An unlikely treble is still a possibility for Manchester City, as they head into the second leg of their Champions League tie with Basel on Wednesday night. Leading 4-0 from the first leg, the club is as good as through to the quarterfinal stage, barring what would be a remarkable collapse -- and one not in keeping with everything that's gone before it at the Etihad this season so far.
Throughout the campaign, manager Pep Guardiola was quick to shoot down any ideas that the club could win everything -- "no chance," was his go-to phrase when asked about a quadruple, "it's not going to happen". He was right; Wigan ended their FA Cup dreams with a shock 1-0 win in February.
With the League Cup sewn up courtesy of a 3-0 win over Arsenal at Wembley and the Premier League all but finished -- City need four wins from their final nine games to make sure of finishing top -- it falls to the continent where Guardiola will be under the most pressure.
In recent history, the club has had success on all three fronts domestically, but barring a foray to the semifinals of the Champions League in 2016, modern City are yet to make a real impact on the European stage. They've had big moments, wins over Barcelona or Bayern Munich for instance, but never a sustained spell of strong performances.
Manuel Pellegrini's run to the last four in 2015-16 was admirable, but it was built on a bedrock of underperformance elsewhere. City were out of the Premier League title race fairly early, while their FA Cup assault was meekly surrendered in a 5-1 loss at Chelsea.
The Chilean named a team of sacrificial lambs to ensure his strongest side didn't get injured ahead of the Champions League round of 16 first leg with Dynamo Kiev and the League Cup Final with Liverpool. After success at Wembley, and with no FA Cup or Premier League to worry about, Pellegrini put all his eggs for the season in the Champions League basket.
Of course, to say that it was a simple run to the last four would undermine his achievements. He won a tough group that contained both Juventus and Sevilla, before overcoming a strong PSG side with a 2-2 draw in Paris and a 1-0 home win in the quarterfinals. Nevertheless, the draw was still kinder than it might otherwise have been -- they lost 1-0 to Real Madrid, the first of the elite teams they faced that year.

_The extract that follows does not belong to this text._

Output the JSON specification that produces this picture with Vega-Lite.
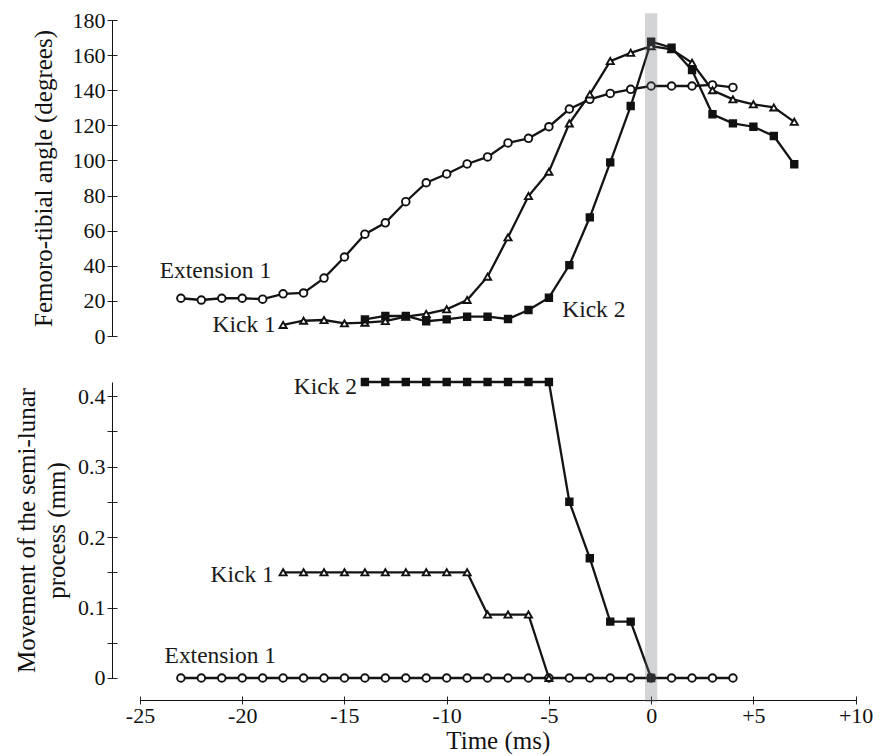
{
  "$schema": "https://vega.github.io/schema/vega-lite/v6.json",
  "autosize": {"type": "none"},
  "padding": {"left": 140, "top": 20, "right": 749, "bottom": 736},
  "background": "white",
  "config": {
    "view": {"stroke": null},
    "font": "Liberation Serif",
    "axis": {"labelFont": "Liberation Serif", "titleFont": "Liberation Serif", "titleFontWeight": "normal", "grid": false, "labelColor": "#111", "titleColor": "#111", "tickColor": "#222", "domainColor": "#333"}
  },
  "datasets": {
    "top": [
      {"series": "Extension 1", "t": -23, "angle": 21.5},
      {"series": "Extension 1", "t": -22, "angle": 20.5},
      {"series": "Extension 1", "t": -21, "angle": 21.5},
      {"series": "Extension 1", "t": -20, "angle": 21.5},
      {"series": "Extension 1", "t": -19, "angle": 21},
      {"series": "Extension 1", "t": -18, "angle": 24},
      {"series": "Extension 1", "t": -17, "angle": 24.5},
      {"series": "Extension 1", "t": -16, "angle": 33},
      {"series": "Extension 1", "t": -15, "angle": 45},
      {"series": "Extension 1", "t": -14, "angle": 58},
      {"series": "Extension 1", "t": -13, "angle": 64.5},
      {"series": "Extension 1", "t": -12, "angle": 76.5},
      {"series": "Extension 1", "t": -11, "angle": 87.3},
      {"series": "Extension 1", "t": -10, "angle": 92.3},
      {"series": "Extension 1", "t": -9, "angle": 98},
      {"series": "Extension 1", "t": -8, "angle": 102},
      {"series": "Extension 1", "t": -7, "angle": 110},
      {"series": "Extension 1", "t": -6, "angle": 112.6},
      {"series": "Extension 1", "t": -5, "angle": 119.2},
      {"series": "Extension 1", "t": -4, "angle": 129.3},
      {"series": "Extension 1", "t": -3, "angle": 134.8},
      {"series": "Extension 1", "t": -2, "angle": 138.2},
      {"series": "Extension 1", "t": -1, "angle": 140.5},
      {"series": "Extension 1", "t": 0, "angle": 142.4},
      {"series": "Extension 1", "t": 1, "angle": 142.4},
      {"series": "Extension 1", "t": 2, "angle": 142.4},
      {"series": "Extension 1", "t": 3, "angle": 143},
      {"series": "Extension 1", "t": 4, "angle": 141.6},
      {"series": "Kick 1", "t": -18, "angle": 6.3},
      {"series": "Kick 1", "t": -17, "angle": 8.7},
      {"series": "Kick 1", "t": -16, "angle": 9.1},
      {"series": "Kick 1", "t": -15, "angle": 7.2},
      {"series": "Kick 1", "t": -14, "angle": 7.6},
      {"series": "Kick 1", "t": -13, "angle": 8.5},
      {"series": "Kick 1", "t": -12, "angle": 11},
      {"series": "Kick 1", "t": -11, "angle": 12.6},
      {"series": "Kick 1", "t": -10, "angle": 15.2},
      {"series": "Kick 1", "t": -9, "angle": 20.5},
      {"series": "Kick 1", "t": -8, "angle": 33.8},
      {"series": "Kick 1", "t": -7, "angle": 56.2},
      {"series": "Kick 1", "t": -6, "angle": 79.7},
      {"series": "Kick 1", "t": -5, "angle": 93.6},
      {"series": "Kick 1", "t": -4, "angle": 121.1},
      {"series": "Kick 1", "t": -3, "angle": 137.6},
      {"series": "Kick 1", "t": -2, "angle": 156.6},
      {"series": "Kick 1", "t": -1, "angle": 161.3},
      {"series": "Kick 1", "t": 0, "angle": 165.1},
      {"series": "Kick 1", "t": 1, "angle": 163.3},
      {"series": "Kick 1", "t": 2, "angle": 155.6},
      {"series": "Kick 1", "t": 3, "angle": 140},
      {"series": "Kick 1", "t": 4, "angle": 134.8},
      {"series": "Kick 1", "t": 5, "angle": 132},
      {"series": "Kick 1", "t": 6, "angle": 130.2},
      {"series": "Kick 1", "t": 7, "angle": 122},
      {"series": "Kick 2", "t": -14, "angle": 9.5},
      {"series": "Kick 2", "t": -13, "angle": 11.4},
      {"series": "Kick 2", "t": -12, "angle": 11.4},
      {"series": "Kick 2", "t": -11, "angle": 8.4},
      {"series": "Kick 2", "t": -10, "angle": 9.5},
      {"series": "Kick 2", "t": -9, "angle": 11},
      {"series": "Kick 2", "t": -8, "angle": 11},
      {"series": "Kick 2", "t": -7, "angle": 9.7},
      {"series": "Kick 2", "t": -6, "angle": 14.8},
      {"series": "Kick 2", "t": -5, "angle": 21.8},
      {"series": "Kick 2", "t": -4, "angle": 40.4},
      {"series": "Kick 2", "t": -3, "angle": 67.6},
      {"series": "Kick 2", "t": -2, "angle": 98.9},
      {"series": "Kick 2", "t": -1, "angle": 131},
      {"series": "Kick 2", "t": 0, "angle": 167.6},
      {"series": "Kick 2", "t": 1, "angle": 164.2},
      {"series": "Kick 2", "t": 2, "angle": 151.5},
      {"series": "Kick 2", "t": 3, "angle": 126.3},
      {"series": "Kick 2", "t": 4, "angle": 121.1},
      {"series": "Kick 2", "t": 5, "angle": 119.2},
      {"series": "Kick 2", "t": 6, "angle": 113.9},
      {"series": "Kick 2", "t": 7, "angle": 97.8}
    ],
    "bottom": [
      {"series": "Extension 1", "t": -23, "move": 0},
      {"series": "Extension 1", "t": -22, "move": 0},
      {"series": "Extension 1", "t": -21, "move": 0},
      {"series": "Extension 1", "t": -20, "move": 0},
      {"series": "Extension 1", "t": -19, "move": 0},
      {"series": "Extension 1", "t": -18, "move": 0},
      {"series": "Extension 1", "t": -17, "move": 0},
      {"series": "Extension 1", "t": -16, "move": 0},
      {"series": "Extension 1", "t": -15, "move": 0},
      {"series": "Extension 1", "t": -14, "move": 0},
      {"series": "Extension 1", "t": -13, "move": 0},
      {"series": "Extension 1", "t": -12, "move": 0},
      {"series": "Extension 1", "t": -11, "move": 0},
      {"series": "Extension 1", "t": -10, "move": 0},
      {"series": "Extension 1", "t": -9, "move": 0},
      {"series": "Extension 1", "t": -8, "move": 0},
      {"series": "Extension 1", "t": -7, "move": 0},
      {"series": "Extension 1", "t": -6, "move": 0},
      {"series": "Extension 1", "t": -5, "move": 0},
      {"series": "Extension 1", "t": -4, "move": 0},
      {"series": "Extension 1", "t": -3, "move": 0},
      {"series": "Extension 1", "t": -2, "move": 0},
      {"series": "Extension 1", "t": -1, "move": 0},
      {"series": "Extension 1", "t": 0, "move": 0},
      {"series": "Extension 1", "t": 1, "move": 0},
      {"series": "Extension 1", "t": 2, "move": 0},
      {"series": "Extension 1", "t": 3, "move": 0},
      {"series": "Extension 1", "t": 4, "move": 0},
      {"series": "Kick 1", "t": -18, "move": 0.15},
      {"series": "Kick 1", "t": -17, "move": 0.15},
      {"series": "Kick 1", "t": -16, "move": 0.15},
      {"series": "Kick 1", "t": -15, "move": 0.15},
      {"series": "Kick 1", "t": -14, "move": 0.15},
      {"series": "Kick 1", "t": -13, "move": 0.15},
      {"series": "Kick 1", "t": -12, "move": 0.15},
      {"series": "Kick 1", "t": -11, "move": 0.15},
      {"series": "Kick 1", "t": -10, "move": 0.15},
      {"series": "Kick 1", "t": -9, "move": 0.15},
      {"series": "Kick 1", "t": -8, "move": 0.09},
      {"series": "Kick 1", "t": -7, "move": 0.09},
      {"series": "Kick 1", "t": -6, "move": 0.09},
      {"series": "Kick 1", "t": -5, "move": 0},
      {"series": "Kick 2", "t": -14, "move": 0.42},
      {"series": "Kick 2", "t": -13, "move": 0.42},
      {"series": "Kick 2", "t": -12, "move": 0.42},
      {"series": "Kick 2", "t": -11, "move": 0.42},
      {"series": "Kick 2", "t": -10, "move": 0.42},
      {"series": "Kick 2", "t": -9, "move": 0.42},
      {"series": "Kick 2", "t": -8, "move": 0.42},
      {"series": "Kick 2", "t": -7, "move": 0.42},
      {"series": "Kick 2", "t": -6, "move": 0.42},
      {"series": "Kick 2", "t": -5, "move": 0.42},
      {"series": "Kick 2", "t": -4, "move": 0.25},
      {"series": "Kick 2", "t": -3, "move": 0.17},
      {"series": "Kick 2", "t": -2, "move": 0.08},
      {"series": "Kick 2", "t": -1, "move": 0.08},
      {"series": "Kick 2", "t": 0, "move": 0}
    ],
    "labelsTop": [
      {"label": "Extension 1", "t": -24.04, "v": 33},
      {"label": "Kick 1", "t": -21.45, "v": 2.3},
      {"label": "Kick 2", "t": -4.35, "v": 11}
    ],
    "labelsBottom": [
      {"label": "Kick 2", "t": -17.48, "v": 0.403},
      {"label": "Kick 1", "t": -21.55, "v": 0.136},
      {"label": "Extension 1", "t": -23.8, "v": 0.021}
    ],
    "band": [{"start": -0.3, "end": 0.3}]
  },
  "vconcat": [
    {
      "width": 715.6,
      "height": 316,
      "resolve": {"axis": {"y": "independent"}},
      "layer": [
        {
          "data": {"name": "top"},
          "mark": {"type": "line", "color": "#141414", "strokeWidth": 2.3},
          "encoding": {
            "x": {"field": "t", "type": "quantitative", "scale": {"domain": [-25, 10], "nice": false, "zero": false}, "axis": null},
            "y": {"field": "angle", "type": "quantitative", "scale": {"domain": [0, 180], "nice": false},
              "axis": {"orient": "left", "offset": 23, "tickSize": 10, "domain": false, "values": [0, 20, 40, 60, 80, 100, 120, 140, 160, 180], "labelFontSize": 22, "labelPadding": 2, "title": "Femoro-tibial angle (degrees)", "titleFontSize": 25, "titlePadding": 15}},
            "detail": {"field": "series"}
          }
        },
        {
          "data": {"name": "top"},
          "mark": {"type": "point", "filled": true, "stroke": "#111", "strokeWidth": 1.9, "opacity": 1},
          "encoding": {
            "x": {"field": "t", "type": "quantitative", "axis": null},
            "y": {"field": "angle", "type": "quantitative",
              "axis": {"orient": "left", "offset": 28, "domain": true, "ticks": false, "labels": false, "title": null, "domainColor": "#111"}},
            "shape": {"field": "series", "type": "nominal", "scale": {"domain": ["Extension 1", "Kick 1", "Kick 2"], "range": ["circle", "triangle-up", "square"]}, "legend": null},
            "fill": {"field": "series", "type": "nominal", "scale": {"domain": ["Extension 1", "Kick 1", "Kick 2"], "range": ["#ffffff", "#ffffff", "#111111"]}, "legend": null},
            "size": {"field": "series", "type": "nominal", "scale": {"domain": ["Extension 1", "Kick 1", "Kick 2"], "range": [58, 42, 46]}, "legend": null}
          }
        },
        {
          "data": {"name": "band"},
          "mark": {"type": "rect", "color": "#6e7278", "opacity": 0.3},
          "encoding": {
            "x": {"field": "start", "type": "quantitative", "axis": null},
            "x2": {"field": "end"},
            "y": {"datum": 183.8, "type": "quantitative", "axis": null},
            "y2": {"datum": -26.2}
          }
        },
        {
          "data": {"name": "labelsTop"},
          "mark": {"type": "text", "align": "left", "baseline": "alphabetic", "fontSize": 23.5, "font": "Liberation Serif", "color": "#1a1a1a"},
          "encoding": {
            "x": {"field": "t", "type": "quantitative", "axis": null},
            "y": {"field": "v", "type": "quantitative", "axis": null},
            "text": {"field": "label"}
          }
        }
      ]
    },
    {
      "width": 715.6,
      "height": 296,
      "resolve": {"axis": {"x": "independent", "y": "independent"}},
      "layer": [
        {
          "data": {"name": "bottom"},
          "mark": {"type": "line", "color": "#141414", "strokeWidth": 2.3},
          "encoding": {
            "x": {"field": "t", "type": "quantitative", "scale": {"domain": [-25, 10], "nice": false, "zero": false},
              "axis": {"orient": "bottom", "offset": 18, "tickSize": 8, "domain": false, "values": [-25, -20, -15, -10, -5, 0, 5, 10], "labelExpr": "datum.value > 0 ? '+' + datum.value : '' + datum.value", "labelFontSize": 22, "labelPadding": 2, "labelFlush": false, "title": "Time (ms)", "titleFontSize": 25, "titlePadding": 2}},
            "y": {"field": "move", "type": "quantitative", "scale": {"domain": [0, 0.42], "nice": false},
              "axis": {"orient": "left", "offset": 23, "tickSize": 10, "domain": false, "values": [0, 0.05, 0.1, 0.15, 0.2, 0.25, 0.3, 0.35, 0.4], "labelExpr": "abs(datum.value*10 - round(datum.value*10)) < 0.01 ? (datum.value == 0 ? '0' : format(datum.value, '.1f')) : ''", "labelFontSize": 22, "labelPadding": 2, "title": ["Movement of the semi-lunar", "process (mm)"], "titleFontSize": 25, "titleLineHeight": 30, "titlePadding": 8}},
            "detail": {"field": "series"}
          }
        },
        {
          "data": {"name": "bottom"},
          "mark": {"type": "point", "filled": true, "stroke": "#111", "strokeWidth": 1.9, "opacity": 1},
          "encoding": {
            "x": {"field": "t", "type": "quantitative",
              "axis": {"orient": "bottom", "offset": 22, "domain": true, "ticks": false, "labels": false, "title": null, "domainColor": "#111"}},
            "y": {"field": "move", "type": "quantitative",
              "axis": {"orient": "left", "offset": 28, "domain": true, "ticks": false, "labels": false, "title": null, "domainColor": "#111"}},
            "shape": {"field": "series", "type": "nominal", "scale": {"domain": ["Extension 1", "Kick 1", "Kick 2"], "range": ["circle", "triangle-up", "square"]}, "legend": null},
            "fill": {"field": "series", "type": "nominal", "scale": {"domain": ["Extension 1", "Kick 1", "Kick 2"], "range": ["#ffffff", "#ffffff", "#111111"]}, "legend": null},
            "size": {"field": "series", "type": "nominal", "scale": {"domain": ["Extension 1", "Kick 1", "Kick 2"], "range": [58, 42, 40]}, "legend": null}
          }
        },
        {
          "data": {"name": "band"},
          "mark": {"type": "rect", "color": "#6e7278", "opacity": 0.3},
          "encoding": {
            "x": {"field": "start", "type": "quantitative", "axis": null},
            "x2": {"field": "end"},
            "y": {"datum": 0.42, "type": "quantitative", "axis": null},
            "y2": {"datum": -0.034}
          }
        },
        {
          "data": {"name": "labelsBottom"},
          "mark": {"type": "text", "align": "left", "baseline": "alphabetic", "fontSize": 23.5, "font": "Liberation Serif", "color": "#1a1a1a"},
          "encoding": {
            "x": {"field": "t", "type": "quantitative", "axis": null},
            "y": {"field": "v", "type": "quantitative", "axis": null},
            "text": {"field": "label"}
          }
        }
      ]
    }
  ],
  "spacing": 46,
  "bounds": "flush"
}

That, in essence, probably determines how well City do this season under Guardiola. A 6-6 draw over two legs in round of 16 tie with Monaco in 2016-17 might have been entertaining, but it showed what deficiencies the team had. They didn't have the maturity to play as the manager demanded in the second leg and were eliminated on away goals. When the draw was made, the fans were happy -- but ignorance is bliss, after all.
There were no such mistakes against Basel. The tie may only be halfway through, but four away goals and none conceded should mean the job is already done and thoughts can be cast towards the next round already. It would be highly unlikely that City blow the tie from here.
This year, more than previous seasons, City are less dependent on the luck of the draw, too. On current form, you'd fancy them against many teams -- including the European elite -- so they shouldn't be too nervous about who they get out of the hat. Ask Napoli whether Guardiola's side are as dangerous as some of the other European giants, like Barcelona or Real Madrid.
What makes Guardiola's achievements all the more remarkable, whether or not City go on to win the Champions League, is that they have been successful on all fronts. In the past, the club have won one or two competitions in a season and it's come at a cost elsewhere -- but this team has managed to consistently fight domestically and in Europe with a level of consistency that's bordering on insane.
The loss to Wigan is the anomaly and the manager will probably be kicking himself over it for some time.
Fans aren't expecting a treble to happen, but they live in hope that this could be an historic season. The Champions League is set up perfectly for City to progress to the next round, and from there, it's all about how they perform on the big occasions. That should be easier with the pressure off elsewhere.
Whatever you think about how realistic a quadruple was this season, it was more than a small possibility at the beginning of February. Following the disappointment against Wigan, it's now a situation where a treble is certainly not out of the question. The club may never have a better chance than this season to make that happen.